— start —

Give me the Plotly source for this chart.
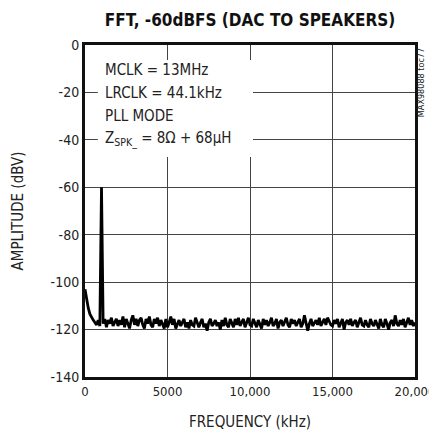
import plotly.graph_objects as go

# ---- data ----
freq_step_hz = 100
amplitude_dbv = [
    -103, -108, -111, -113.5, -115, -116, -117, -118, -116, -118.5,
    -60, -117.5, -115.5, -119, -116, -117.5, -115, -118.5, -117, -115.5,
    -118.5, -116, -118, -114.5, -119, -115.5, -117.5, -119.5, -116, -114,
    -118, -115.5, -118.5, -116, -115, -118, -119.5, -115.5, -117.5, -114.5,
    -118, -119, -115.5, -117.5, -115, -118.5, -116, -118, -119.5, -115.5,
    -119, -117, -114.5, -118, -115.5, -119.5, -117.5, -116, -118.5, -117,
    -115.5, -119, -117, -119.5, -116, -118, -118.5, -115, -117.5, -119,
    -117, -115.5, -119, -117.5, -120.5, -117, -115.5, -118.5, -117.5, -116,
    -118.5, -117, -120, -116, -118.5, -115, -118, -119, -115.5, -117.5,
    -119, -115.5, -118, -115, -118.5, -117, -115.5, -119, -117, -115,
    -118, -118.5, -115.5, -117.5, -119, -116, -118, -119.5, -115.5, -118,
    -116, -118.5, -117, -115, -118.5, -117.5, -115.5, -119.5, -117, -116,
    -118.5, -117, -115, -118, -119, -115.5, -117.5, -116, -118.5, -117,
    -115.5, -119, -117.5, -114, -117.5, -120.5, -117.5, -115.5, -118.5, -117,
    -116, -118, -115, -118.5, -117, -115.5, -118, -115, -116.5, -118,
    -118.5, -116, -117.5, -115.5, -119, -117.5, -115.5, -120, -117, -116,
    -118, -115.5, -118.5, -117, -116, -119, -117, -115, -118, -118.5,
    -116, -118, -119, -115.5, -117.5, -118.5, -116, -118, -119.5, -115.5,
    -118, -119, -115.5, -117.5, -120, -117, -116, -118.5, -114, -117.5,
    -118.5, -116, -118, -115.5, -119, -117, -115, -118, -116, -118.5,
    -117,
]
frequency = [i * freq_step_hz for i in range(len(amplitude_dbv))]

x_tickvals = [0, 5000, 10000, 15000, 20000]
x_ticktext = ["0", "5000", "10,000", "15,000", "20,000"]
y_tickvals = [0, -20, -40, -60, -80, -100, -120, -140]
y_ticktext = ["0", "-20", "-40", "-60", "-80", "-100", "-120", "-140"]

title_text = "FFT, -60dBFS (DAC TO SPEAKERS)"
x_title = "FREQUENCY (kHz)"
y_title = "AMPLITUDE (dBV)"
notes = ["MCLK = 13MHz", "LRCLK = 44.1kHz", "PLL MODE",
         "Z<sub>SPK_</sub> = 8Ω + 68µH"]
tag = "MAX98088 toc77"

FONT = "Liberation Sans Narrow, Arial Narrow, DejaVu Sans Condensed, sans-serif"

# page body has an 8px margin
W, H = 437, 431
L, T, R, B = 77, 37, 30, 62
PW, PH = W - L - R, H - T - B

fig = go.Figure()
fig.add_trace(go.Scatter(x=frequency, y=amplitude_dbv, mode="lines",
                         line=dict(color="black", width=2.8),
                         showlegend=False, hoverinfo="skip"))

fig.update_layout(
    width=W, height=H,
    margin=dict(l=L, r=R, t=T, b=B, pad=0, autoexpand=False),
    paper_bgcolor="white", plot_bgcolor="white",
    font=dict(family=FONT, size=15, color="#222"),
    title=dict(text="<b>" + title_text + "</b>", x=(L + PW / 2) / W,
               xanchor="center", y=1 - 12 / H, yanchor="middle",
               yref="container",
               font=dict(family=FONT, size=17, color="#111")),
)
fig.update_xaxes(range=[0, 20000], tickvals=x_tickvals, ticktext=x_ticktext,
                 showgrid=True, gridcolor="#444", gridwidth=1,
                 showline=True, linecolor="#111", linewidth=3, mirror=True,
                 ticks="", zeroline=False, tickfont=dict(size=13),
                 title=dict(text=x_title, standoff=19,
                            font=dict(family=FONT, size=15, color="#222")))
fig.update_yaxes(range=[-140, 0], tickvals=y_tickvals, ticktext=y_ticktext,
                 showgrid=True, gridcolor="#444", gridwidth=1,
                 showline=True, linecolor="#111", linewidth=3, mirror=True,
                 ticks="", zeroline=False, tickfont=dict(size=14),
                 title=dict(text=y_title, standoff=24,
                            font=dict(family=FONT, size=15, color="#222")))

# white box behind notes
fig.add_shape(type="rect", xref="paper", yref="paper",
              x0=0.039, x1=0.509, y0=0.663, y1=0.955,
              fillcolor="white", line=dict(width=0), layer="above")
note_y = [0.925, 0.855, 0.786, 0.717]
for t, yy in zip(notes, note_y):
    fig.add_annotation(text=t, xref="paper", yref="paper", x=0.055, y=yy,
                       xanchor="left", yanchor="middle", showarrow=False,
                       font=dict(family=FONT, size=15, color="#222"))

# vertical tag on the right edge, as an invisible line's label
tag_x = 340 / PW
fig.add_shape(type="line", xref="paper", yref="paper",
              x0=tag_x, x1=tag_x, y0=1 - 75 / PH, y1=1 - 0 / PH,
              line=dict(color="rgba(0,0,0,0)", width=1),
              label=dict(text=tag, textangle=-90, textposition="middle",
                         padding=0,
                         font=dict(family=FONT, size=9, color="#222")))

fig.write_html("out.html")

— end —

● **Given task**: Leave out any pictures, please, and quote only the lines from the top of the data through the line that contains "import plotly.graph_objects as go".

● **Task solution**:
Give me the Plotly source for this chart.
import plotly.graph_objects as go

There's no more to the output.